Ciò che l’Antroposofia
descrive come esercizio del pensiero, porta a questa esperienza cosciente
interiore. E poiché ogni passo, ogni gradino di questa cosciente
esperienza viene compiuto in quella stessa pienezza di riflessione in cui
viene compiuta ogni misurazione e ogni determinazione di peso nel campo
dell’indagine naturale, all’Antroposofia è lecito designarsi come
genuina indagine spirituale. Soltanto chi non studia dappresso questo suo
carattere di esattezza del suo metodo di ricerca, potrà farne tutt’un
fascio con le forme nebulose del misticismo, dalle quali tanti uomini oggi
sono disorientati. Ora, piú di uno asserisce, proprio perché
l’Antroposofia prende le mosse da un’esperienza interna, che ad essa non
sia lecito attribuirsi carattere di conoscenza, perché la conoscenza
c’è unicamente allorquando dal fatto si passa, per mezzo della coscienza,
a dedurre una cosa dall’altra, all’elaborazione logica ecc. Chi dice cosí
non ha notato come tutte le attività dell’anima sulle quali l’uomo
moderno ha fondato il sistema della sua scienza, divengano esperienza interna
cosciente appunto mediante l’Antroposofia. In questo interiore sperimentare
cosciente non si lascia la scientificità per passare a un fantastica
attività dell’anima, ma anzi ci si porta dietro nell’esperienza
cosciente interna la piena scientificità.
In ogni passo dei
vari tipi di conoscenza spirituale, tanto spesso descritti in questo periodico
[il «Goetheanum»] dai piú diversi punti di osservazione
ossia nell’immaginazione, nell’ispirazione e nella vera intuizione la genuina
scientificità continua a sussistere col suo pieno carattere fondamentale;
solo che ora è nel campo dello Spirito invece che in quello della
Natura.

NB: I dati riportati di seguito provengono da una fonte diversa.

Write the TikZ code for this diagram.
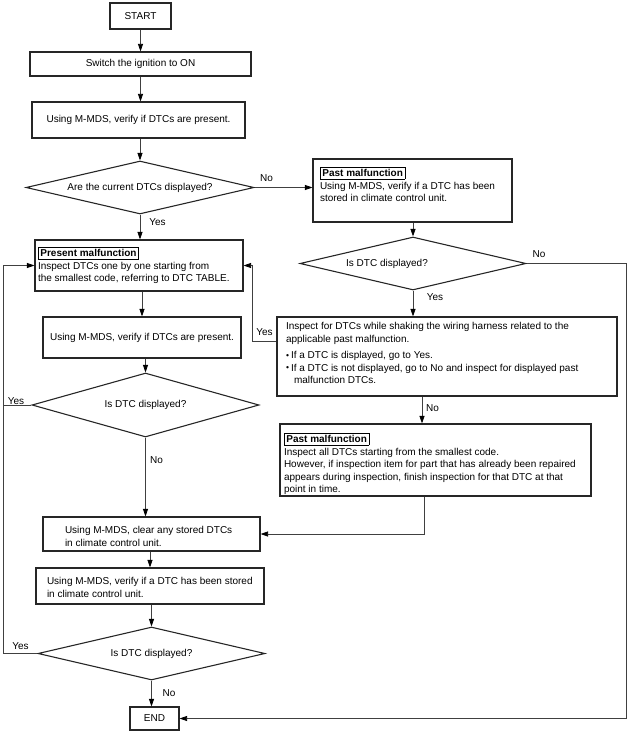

Allorché il Du Bois Reymond fece la sua professione di fede
dell’Ignorabimus, egli aveva dinanzi alla mente il fatto che l’uomo
prova internamente questa o quella sensazione, che di là da questa
interna sensazione la materia appare nello spazio senza che l’uomo vi si
avvicini. E per tale via, infatti, non la si può avvicinare. Ma
allorché l’uomo porta la formazione dell’idea a divenire un fatto
di esperienza cosciente, nella coscienza immaginativa, allora egli schiude
il potere percettivo spirituale allo Spirito, e questo allora si palesa
nell’Ispirazione, e l’uomo si unisce come Spirito allo Spirito dell’Intuizione.
Cosí per
questa via l’uomo trova lo Spirito, ma non appena egli sperimenta se stesso,
vive se medesimo nello Spirito, egli giunge non piú alla sola superficie
della rosa per il fatto della sola sensazione visiva e olfattiva che ne
ha, bensí arriva a vivere coscientemente ciò che dalla rosa
gli riluce come colore rosso, o emana verso di lui come profumo; constatando
di essere andato dall’altro lato del processo visivo e di quello olfattivo,
la materia cessa di apparire misteriosamente nello spazio, essa rivela
il proprio Spirito, e si riconosce allora che la credenza nella materia
non è che uno stadio preliminare alla cognizione che nello spazio
non si manifesta la materia, ma impera lo Spirito. E il concetto di materia
è soltanto provvisorio e ha la sua giustificazione solamente finché
non si arriva a percepire il suo carattere spirituale.
Tuttavia bisogna
pur parlare di questa sua "giustificazione", giacché l’ammettere
l’esistenza della materia ha fondamento fintanto che si sta di fronte al
mondo percependolo con i sensi del corpo. Chi in siffatte condizioni fa
il tentativo di ammettere dietro la percezione sensoria una qualche entità
spirituale al posto della materia, costui fantastica di un mondo dello
Spirito! Chi si spinge fino allo Spirito partendo dalla propria coscienza
interna, per costui ciò che dietro le impressioni sensorie a prima
vista si manifesta come materia si trasmuta, e non già confusamente,
oniricamente, ma con esatta obiettività, in una forma del mondo
spirituale cui appartiene egli stesso con la parte eterna dell’essere suo.